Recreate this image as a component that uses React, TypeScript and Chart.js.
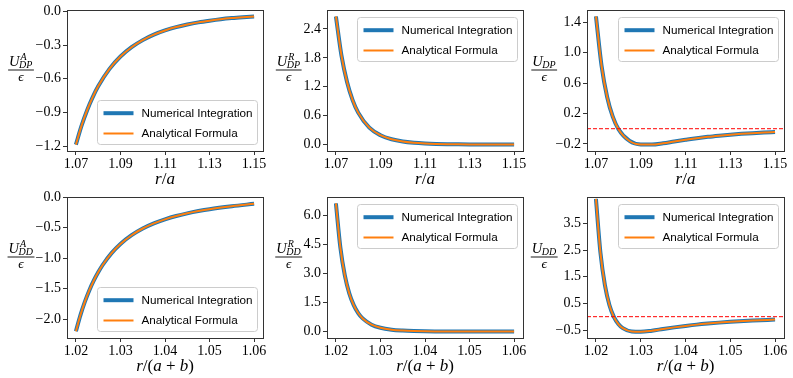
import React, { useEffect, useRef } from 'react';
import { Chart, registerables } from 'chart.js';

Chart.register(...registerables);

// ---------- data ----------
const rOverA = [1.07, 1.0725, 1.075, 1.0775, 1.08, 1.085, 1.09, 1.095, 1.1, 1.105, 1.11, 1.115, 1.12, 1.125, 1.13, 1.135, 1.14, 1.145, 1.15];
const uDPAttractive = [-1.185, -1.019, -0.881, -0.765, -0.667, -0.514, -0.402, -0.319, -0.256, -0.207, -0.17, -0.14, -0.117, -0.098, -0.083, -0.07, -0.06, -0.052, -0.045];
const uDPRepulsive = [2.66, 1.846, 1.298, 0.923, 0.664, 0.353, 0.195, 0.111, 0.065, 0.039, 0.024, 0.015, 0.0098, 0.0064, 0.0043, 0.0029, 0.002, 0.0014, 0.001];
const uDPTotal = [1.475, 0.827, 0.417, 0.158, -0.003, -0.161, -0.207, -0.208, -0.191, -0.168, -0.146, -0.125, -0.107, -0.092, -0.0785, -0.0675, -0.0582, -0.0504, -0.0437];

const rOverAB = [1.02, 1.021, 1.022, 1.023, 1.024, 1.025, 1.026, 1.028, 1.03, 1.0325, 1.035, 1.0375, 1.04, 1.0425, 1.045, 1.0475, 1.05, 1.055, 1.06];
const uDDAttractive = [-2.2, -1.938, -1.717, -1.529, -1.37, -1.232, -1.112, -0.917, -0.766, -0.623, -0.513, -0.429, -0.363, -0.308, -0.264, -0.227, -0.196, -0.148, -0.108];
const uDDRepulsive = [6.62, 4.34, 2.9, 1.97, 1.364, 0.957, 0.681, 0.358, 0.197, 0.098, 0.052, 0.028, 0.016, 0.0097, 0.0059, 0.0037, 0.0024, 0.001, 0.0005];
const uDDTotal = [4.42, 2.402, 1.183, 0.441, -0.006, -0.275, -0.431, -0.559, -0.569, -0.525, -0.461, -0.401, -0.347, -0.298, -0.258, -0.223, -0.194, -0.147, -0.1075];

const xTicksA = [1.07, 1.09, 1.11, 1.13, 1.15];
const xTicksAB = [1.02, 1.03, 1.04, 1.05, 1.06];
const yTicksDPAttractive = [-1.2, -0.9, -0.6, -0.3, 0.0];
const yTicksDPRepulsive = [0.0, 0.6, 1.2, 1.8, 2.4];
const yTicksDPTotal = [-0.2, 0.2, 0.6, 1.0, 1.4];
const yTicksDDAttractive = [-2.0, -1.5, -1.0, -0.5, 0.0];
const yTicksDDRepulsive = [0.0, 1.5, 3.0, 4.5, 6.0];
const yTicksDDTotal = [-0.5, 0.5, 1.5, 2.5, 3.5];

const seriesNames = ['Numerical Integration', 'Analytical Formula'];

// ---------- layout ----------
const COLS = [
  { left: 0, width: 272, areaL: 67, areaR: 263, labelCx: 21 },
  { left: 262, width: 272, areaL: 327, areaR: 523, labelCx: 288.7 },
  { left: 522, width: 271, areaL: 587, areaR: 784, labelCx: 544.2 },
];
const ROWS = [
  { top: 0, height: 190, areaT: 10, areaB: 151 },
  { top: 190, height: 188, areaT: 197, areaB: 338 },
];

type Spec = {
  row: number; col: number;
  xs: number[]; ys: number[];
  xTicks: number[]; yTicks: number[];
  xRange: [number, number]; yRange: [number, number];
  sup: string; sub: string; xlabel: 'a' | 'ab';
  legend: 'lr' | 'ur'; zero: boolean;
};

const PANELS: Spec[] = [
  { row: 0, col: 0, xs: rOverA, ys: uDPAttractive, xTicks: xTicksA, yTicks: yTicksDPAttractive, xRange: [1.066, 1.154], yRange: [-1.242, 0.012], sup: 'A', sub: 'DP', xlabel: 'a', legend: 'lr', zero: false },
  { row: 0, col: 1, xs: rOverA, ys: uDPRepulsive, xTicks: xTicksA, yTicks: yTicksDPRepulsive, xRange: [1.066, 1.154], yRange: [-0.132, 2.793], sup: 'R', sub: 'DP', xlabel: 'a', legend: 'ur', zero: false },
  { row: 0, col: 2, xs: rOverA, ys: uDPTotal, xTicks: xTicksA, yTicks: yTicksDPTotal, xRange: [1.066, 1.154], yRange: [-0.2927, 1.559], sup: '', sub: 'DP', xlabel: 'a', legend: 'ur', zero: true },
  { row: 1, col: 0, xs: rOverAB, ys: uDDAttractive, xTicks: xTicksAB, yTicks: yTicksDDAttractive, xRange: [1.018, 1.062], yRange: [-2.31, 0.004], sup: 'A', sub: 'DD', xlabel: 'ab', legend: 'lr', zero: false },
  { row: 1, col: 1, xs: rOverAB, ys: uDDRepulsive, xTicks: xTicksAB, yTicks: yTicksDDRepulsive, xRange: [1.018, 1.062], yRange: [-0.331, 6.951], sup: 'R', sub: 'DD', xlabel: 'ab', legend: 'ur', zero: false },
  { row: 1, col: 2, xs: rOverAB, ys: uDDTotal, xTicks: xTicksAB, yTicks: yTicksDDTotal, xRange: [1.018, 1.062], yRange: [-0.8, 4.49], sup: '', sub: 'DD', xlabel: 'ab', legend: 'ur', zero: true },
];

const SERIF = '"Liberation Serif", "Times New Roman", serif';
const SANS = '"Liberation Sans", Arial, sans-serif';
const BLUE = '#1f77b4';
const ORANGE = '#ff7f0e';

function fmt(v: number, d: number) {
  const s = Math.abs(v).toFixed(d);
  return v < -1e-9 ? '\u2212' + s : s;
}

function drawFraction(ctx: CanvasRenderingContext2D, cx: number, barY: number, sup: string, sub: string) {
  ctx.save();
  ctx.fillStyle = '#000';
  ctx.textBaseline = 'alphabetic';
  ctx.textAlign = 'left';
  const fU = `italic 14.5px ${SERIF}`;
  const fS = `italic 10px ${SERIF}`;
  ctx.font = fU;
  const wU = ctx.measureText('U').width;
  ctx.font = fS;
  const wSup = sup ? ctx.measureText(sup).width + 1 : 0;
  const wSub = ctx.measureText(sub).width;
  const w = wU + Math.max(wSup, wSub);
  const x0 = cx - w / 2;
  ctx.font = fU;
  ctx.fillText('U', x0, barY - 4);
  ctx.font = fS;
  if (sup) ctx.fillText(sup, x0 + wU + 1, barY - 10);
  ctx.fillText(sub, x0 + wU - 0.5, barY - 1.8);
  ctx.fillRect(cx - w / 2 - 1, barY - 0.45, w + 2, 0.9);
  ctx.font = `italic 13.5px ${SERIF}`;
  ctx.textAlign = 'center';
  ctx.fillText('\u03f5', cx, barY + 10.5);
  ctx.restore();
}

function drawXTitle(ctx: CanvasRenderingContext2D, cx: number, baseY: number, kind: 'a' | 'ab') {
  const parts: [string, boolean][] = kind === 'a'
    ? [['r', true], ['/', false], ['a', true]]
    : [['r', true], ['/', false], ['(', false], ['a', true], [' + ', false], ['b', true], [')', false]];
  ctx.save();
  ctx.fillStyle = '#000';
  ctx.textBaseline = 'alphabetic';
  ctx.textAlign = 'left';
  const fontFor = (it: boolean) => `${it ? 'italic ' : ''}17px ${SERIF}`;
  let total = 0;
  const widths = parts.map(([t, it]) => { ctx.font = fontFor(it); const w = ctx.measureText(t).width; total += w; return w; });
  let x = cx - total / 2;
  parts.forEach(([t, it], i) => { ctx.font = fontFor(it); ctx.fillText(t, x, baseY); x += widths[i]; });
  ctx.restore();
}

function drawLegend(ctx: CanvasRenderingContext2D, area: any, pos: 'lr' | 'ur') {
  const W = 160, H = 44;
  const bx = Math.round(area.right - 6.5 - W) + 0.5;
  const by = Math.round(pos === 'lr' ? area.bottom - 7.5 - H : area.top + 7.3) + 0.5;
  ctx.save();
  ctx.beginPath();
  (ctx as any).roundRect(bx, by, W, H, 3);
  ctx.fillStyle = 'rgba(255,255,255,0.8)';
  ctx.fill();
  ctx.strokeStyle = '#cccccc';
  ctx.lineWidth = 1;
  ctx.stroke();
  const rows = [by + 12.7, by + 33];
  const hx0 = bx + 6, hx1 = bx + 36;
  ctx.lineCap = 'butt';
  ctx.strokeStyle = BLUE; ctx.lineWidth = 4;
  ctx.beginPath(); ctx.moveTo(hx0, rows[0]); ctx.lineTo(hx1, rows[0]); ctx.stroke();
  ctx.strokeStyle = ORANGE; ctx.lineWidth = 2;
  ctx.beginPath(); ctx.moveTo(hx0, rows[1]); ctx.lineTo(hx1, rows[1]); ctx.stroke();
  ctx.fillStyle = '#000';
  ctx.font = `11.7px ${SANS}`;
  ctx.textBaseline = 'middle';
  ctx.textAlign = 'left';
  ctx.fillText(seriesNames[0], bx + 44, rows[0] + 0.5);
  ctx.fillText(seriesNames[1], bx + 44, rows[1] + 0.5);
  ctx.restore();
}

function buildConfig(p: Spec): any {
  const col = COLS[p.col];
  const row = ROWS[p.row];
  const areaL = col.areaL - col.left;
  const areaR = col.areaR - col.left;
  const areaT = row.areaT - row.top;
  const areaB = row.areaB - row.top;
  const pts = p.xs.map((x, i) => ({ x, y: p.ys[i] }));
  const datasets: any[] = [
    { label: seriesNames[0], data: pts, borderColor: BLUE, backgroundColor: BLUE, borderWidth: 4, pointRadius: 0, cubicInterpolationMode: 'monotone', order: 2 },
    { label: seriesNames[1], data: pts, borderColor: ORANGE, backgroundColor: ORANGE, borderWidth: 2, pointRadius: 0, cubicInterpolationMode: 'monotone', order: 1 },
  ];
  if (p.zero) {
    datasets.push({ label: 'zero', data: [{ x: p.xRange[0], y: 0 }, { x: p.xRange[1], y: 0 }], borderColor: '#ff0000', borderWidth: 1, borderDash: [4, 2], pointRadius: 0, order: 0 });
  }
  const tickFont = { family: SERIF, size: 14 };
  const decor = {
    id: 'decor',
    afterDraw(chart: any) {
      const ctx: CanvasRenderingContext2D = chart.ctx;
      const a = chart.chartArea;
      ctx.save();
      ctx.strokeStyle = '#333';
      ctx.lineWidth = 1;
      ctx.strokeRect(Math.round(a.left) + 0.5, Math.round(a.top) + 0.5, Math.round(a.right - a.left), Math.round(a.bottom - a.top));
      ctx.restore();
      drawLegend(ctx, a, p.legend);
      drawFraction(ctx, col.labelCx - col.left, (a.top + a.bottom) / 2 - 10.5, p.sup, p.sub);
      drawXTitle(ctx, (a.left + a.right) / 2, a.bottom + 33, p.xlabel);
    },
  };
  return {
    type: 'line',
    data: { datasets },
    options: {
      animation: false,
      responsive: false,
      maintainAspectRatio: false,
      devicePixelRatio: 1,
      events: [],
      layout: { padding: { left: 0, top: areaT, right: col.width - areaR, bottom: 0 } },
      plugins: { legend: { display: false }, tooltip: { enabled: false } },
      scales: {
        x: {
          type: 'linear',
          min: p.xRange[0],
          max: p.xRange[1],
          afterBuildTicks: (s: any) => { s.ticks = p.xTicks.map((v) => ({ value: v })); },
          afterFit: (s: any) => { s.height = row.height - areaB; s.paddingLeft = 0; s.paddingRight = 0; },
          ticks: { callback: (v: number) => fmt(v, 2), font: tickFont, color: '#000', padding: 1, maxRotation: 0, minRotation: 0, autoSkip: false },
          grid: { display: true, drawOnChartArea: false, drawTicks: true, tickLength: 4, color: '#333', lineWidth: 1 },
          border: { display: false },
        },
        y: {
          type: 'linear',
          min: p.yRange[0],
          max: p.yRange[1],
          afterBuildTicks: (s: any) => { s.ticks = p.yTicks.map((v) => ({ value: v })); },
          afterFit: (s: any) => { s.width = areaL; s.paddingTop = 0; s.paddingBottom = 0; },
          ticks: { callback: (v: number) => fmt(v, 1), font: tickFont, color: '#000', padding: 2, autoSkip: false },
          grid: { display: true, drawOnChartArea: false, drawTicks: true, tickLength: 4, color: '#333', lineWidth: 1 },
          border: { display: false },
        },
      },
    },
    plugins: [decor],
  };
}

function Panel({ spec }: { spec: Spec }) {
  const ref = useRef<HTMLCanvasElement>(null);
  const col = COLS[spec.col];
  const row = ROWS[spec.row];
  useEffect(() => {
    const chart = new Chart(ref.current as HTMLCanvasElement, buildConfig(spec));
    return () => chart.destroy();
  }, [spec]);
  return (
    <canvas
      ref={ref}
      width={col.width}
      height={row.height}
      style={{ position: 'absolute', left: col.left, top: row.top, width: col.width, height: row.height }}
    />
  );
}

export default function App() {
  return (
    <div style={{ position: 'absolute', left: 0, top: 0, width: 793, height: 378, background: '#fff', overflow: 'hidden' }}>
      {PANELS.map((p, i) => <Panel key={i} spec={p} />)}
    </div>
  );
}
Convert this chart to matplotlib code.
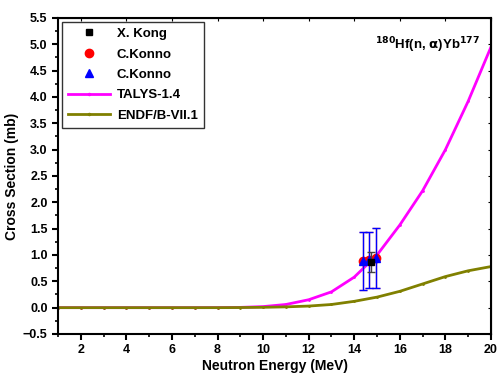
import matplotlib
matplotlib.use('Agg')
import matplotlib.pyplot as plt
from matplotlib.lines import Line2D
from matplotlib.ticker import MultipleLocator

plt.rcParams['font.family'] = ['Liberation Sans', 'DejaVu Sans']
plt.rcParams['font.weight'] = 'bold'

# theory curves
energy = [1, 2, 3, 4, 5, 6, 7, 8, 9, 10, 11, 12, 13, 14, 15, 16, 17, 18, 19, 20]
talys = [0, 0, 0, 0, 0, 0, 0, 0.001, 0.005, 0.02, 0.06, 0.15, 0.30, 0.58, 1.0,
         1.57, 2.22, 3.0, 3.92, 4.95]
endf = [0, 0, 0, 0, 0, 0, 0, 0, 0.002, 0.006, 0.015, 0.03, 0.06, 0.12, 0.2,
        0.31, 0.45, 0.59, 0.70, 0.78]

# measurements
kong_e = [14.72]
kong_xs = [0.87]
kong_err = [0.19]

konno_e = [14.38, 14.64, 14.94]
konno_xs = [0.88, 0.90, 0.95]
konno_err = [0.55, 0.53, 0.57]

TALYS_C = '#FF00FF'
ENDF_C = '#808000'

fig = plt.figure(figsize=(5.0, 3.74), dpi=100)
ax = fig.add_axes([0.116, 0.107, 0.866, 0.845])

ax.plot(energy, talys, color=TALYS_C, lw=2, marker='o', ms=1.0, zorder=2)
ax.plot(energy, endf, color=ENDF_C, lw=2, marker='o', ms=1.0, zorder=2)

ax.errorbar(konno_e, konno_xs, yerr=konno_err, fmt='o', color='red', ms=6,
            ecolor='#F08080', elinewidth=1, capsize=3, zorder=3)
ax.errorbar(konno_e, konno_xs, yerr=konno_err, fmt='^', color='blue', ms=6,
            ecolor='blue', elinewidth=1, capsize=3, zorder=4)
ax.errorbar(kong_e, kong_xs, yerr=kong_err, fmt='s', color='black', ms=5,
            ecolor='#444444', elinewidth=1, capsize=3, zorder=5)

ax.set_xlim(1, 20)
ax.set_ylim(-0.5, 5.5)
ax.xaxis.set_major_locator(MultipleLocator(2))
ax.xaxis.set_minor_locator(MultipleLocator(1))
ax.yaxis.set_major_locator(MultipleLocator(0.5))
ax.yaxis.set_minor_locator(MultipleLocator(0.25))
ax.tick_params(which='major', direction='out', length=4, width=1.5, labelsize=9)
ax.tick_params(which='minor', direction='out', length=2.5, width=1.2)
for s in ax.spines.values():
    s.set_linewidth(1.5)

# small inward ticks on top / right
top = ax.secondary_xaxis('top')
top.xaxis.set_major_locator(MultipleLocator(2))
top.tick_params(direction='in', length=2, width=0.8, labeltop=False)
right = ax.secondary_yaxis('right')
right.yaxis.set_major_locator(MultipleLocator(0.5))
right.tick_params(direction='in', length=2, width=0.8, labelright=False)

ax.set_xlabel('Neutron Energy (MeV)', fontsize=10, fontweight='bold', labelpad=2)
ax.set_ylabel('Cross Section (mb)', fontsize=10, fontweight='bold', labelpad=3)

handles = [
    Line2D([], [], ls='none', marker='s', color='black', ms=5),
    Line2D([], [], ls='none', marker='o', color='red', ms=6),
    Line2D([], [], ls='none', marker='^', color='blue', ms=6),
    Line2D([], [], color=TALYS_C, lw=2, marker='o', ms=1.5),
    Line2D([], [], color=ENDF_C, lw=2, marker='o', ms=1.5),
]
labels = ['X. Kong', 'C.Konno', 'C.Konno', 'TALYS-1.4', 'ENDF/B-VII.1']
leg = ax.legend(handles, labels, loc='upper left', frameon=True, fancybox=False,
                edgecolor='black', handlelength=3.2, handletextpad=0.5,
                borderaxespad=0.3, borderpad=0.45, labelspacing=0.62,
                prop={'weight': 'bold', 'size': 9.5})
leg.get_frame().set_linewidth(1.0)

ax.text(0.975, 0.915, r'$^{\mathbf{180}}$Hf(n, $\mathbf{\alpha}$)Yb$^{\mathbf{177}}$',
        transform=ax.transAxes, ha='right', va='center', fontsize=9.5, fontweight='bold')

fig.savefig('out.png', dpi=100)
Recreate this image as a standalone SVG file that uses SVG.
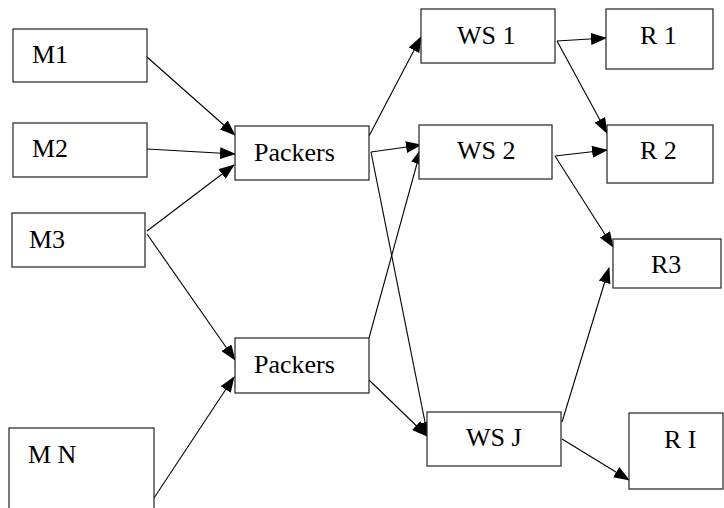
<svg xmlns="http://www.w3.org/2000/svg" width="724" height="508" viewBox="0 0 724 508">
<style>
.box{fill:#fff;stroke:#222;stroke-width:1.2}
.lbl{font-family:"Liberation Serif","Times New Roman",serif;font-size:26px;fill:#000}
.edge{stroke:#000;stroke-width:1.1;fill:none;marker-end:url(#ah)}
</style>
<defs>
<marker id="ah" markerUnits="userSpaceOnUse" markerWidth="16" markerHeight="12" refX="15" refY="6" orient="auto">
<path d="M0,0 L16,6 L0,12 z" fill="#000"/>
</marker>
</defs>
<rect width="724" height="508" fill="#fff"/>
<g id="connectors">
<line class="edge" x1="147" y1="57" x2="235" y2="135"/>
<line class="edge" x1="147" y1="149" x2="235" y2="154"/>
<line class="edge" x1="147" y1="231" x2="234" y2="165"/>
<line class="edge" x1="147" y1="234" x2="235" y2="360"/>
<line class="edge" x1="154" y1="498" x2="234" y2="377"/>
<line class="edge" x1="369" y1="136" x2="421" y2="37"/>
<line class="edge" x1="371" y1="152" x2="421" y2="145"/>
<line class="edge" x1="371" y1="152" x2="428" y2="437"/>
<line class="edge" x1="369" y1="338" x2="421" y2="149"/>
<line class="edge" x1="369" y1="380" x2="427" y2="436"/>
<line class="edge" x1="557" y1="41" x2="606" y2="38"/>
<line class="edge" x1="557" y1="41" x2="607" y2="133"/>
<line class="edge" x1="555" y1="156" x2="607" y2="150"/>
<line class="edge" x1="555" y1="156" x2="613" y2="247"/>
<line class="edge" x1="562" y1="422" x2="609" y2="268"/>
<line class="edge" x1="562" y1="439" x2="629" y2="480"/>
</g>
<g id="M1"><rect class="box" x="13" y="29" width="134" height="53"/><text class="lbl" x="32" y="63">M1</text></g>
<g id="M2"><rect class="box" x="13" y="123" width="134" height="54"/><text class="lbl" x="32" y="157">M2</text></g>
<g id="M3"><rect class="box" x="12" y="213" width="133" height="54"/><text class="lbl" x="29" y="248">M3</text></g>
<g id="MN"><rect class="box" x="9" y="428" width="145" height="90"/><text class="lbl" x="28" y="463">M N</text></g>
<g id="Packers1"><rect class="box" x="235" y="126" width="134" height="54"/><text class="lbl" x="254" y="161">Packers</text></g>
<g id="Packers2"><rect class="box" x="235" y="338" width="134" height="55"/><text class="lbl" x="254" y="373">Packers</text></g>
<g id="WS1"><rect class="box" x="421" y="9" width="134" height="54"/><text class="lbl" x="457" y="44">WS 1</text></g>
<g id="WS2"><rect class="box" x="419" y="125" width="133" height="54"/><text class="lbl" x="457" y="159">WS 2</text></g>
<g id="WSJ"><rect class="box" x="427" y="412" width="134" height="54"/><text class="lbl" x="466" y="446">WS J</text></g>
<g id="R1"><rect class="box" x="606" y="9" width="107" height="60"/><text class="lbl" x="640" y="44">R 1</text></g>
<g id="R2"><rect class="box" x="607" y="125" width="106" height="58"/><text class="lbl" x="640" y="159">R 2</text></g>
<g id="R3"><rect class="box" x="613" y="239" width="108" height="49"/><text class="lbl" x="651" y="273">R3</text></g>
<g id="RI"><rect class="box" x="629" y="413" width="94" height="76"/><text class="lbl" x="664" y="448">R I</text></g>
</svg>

_Stated problem_.
Your task is to retype exactly the lines from the one containing "Convert this chart to matplotlib code." through the one containing "plt.rcParams['font.weight'] = 'bold'", leaving every picture out.

_Written answer_.
Convert this chart to matplotlib code.
import matplotlib
matplotlib.use('Agg')
import matplotlib.pyplot as plt
from matplotlib.lines import Line2D
from matplotlib.ticker import MultipleLocator

plt.rcParams['font.family'] = ['Liberation Sans', 'DejaVu Sans']
plt.rcParams['font.weight'] = 'bold'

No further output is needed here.